Bayesian Ambiguity Contraction-based Adaptive Robust Markov Decision Processes for Adversarial Surveillance Missions

TL;DR

This paper develops an adaptive robust Markov decision process framework for autonomous surveillance missions with combat aircraft, enabling real-time policy refinement against strategic adversaries while ensuring safety and improving mission success.

Contribution

It introduces a novel adaptive RMDP approach that refines threat models over time, allowing autonomous agents to transition from conservative to aggressive strategies in contested environments.

Findings

Higher mission rewards compared to static planners

Fewer exposure events in simulated adversarial scenarios

Convergence guarantees as threat models contract

Abstract

Collaborative Combat Aircraft (CCAs) are envisioned to enable autonomous Intelligence, Surveillance, and Reconnaissance (ISR) missions in contested environments, where adversaries may act strategically to deceive or evade detection. These missions pose challenges due to model uncertainty and the need for safe, real-time decision-making.
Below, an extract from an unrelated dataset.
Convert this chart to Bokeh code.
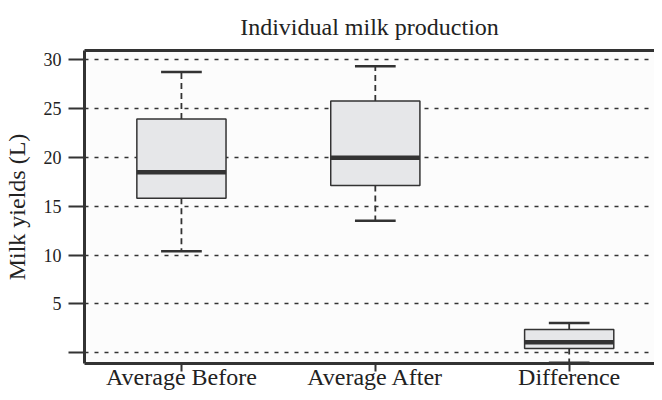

Robust Markov Decision Processes (RMDPs) provide worst-case guarantees but are limited by static ambiguity sets that capture initial uncertainty without adapting to new observations. This paper presents an adaptive RMDP framework tailored to ISR missions with CCAs. We introduce a mission-specific formulation in which aircraft alternate between movement and sensing states. Adversarial tactics are modeled as a finite set of transition kernels, each capturing assumptions about how adversarial sensing or environmental conditions affect rewards. Our approach incrementally refines policies by eliminating inconsistent threat models, allowing agents to shift from conservative to aggressive behaviors while maintaining robustness. We provide theoretical guarantees showing that the adaptive planner converges as credible sets contract to the true threat and maintains safety under uncertainty. Experiments under Gaussian and non-Gaussian threat models across diverse network topologies show higher mission rewards and fewer exposure events compared to nominal and static robust planners.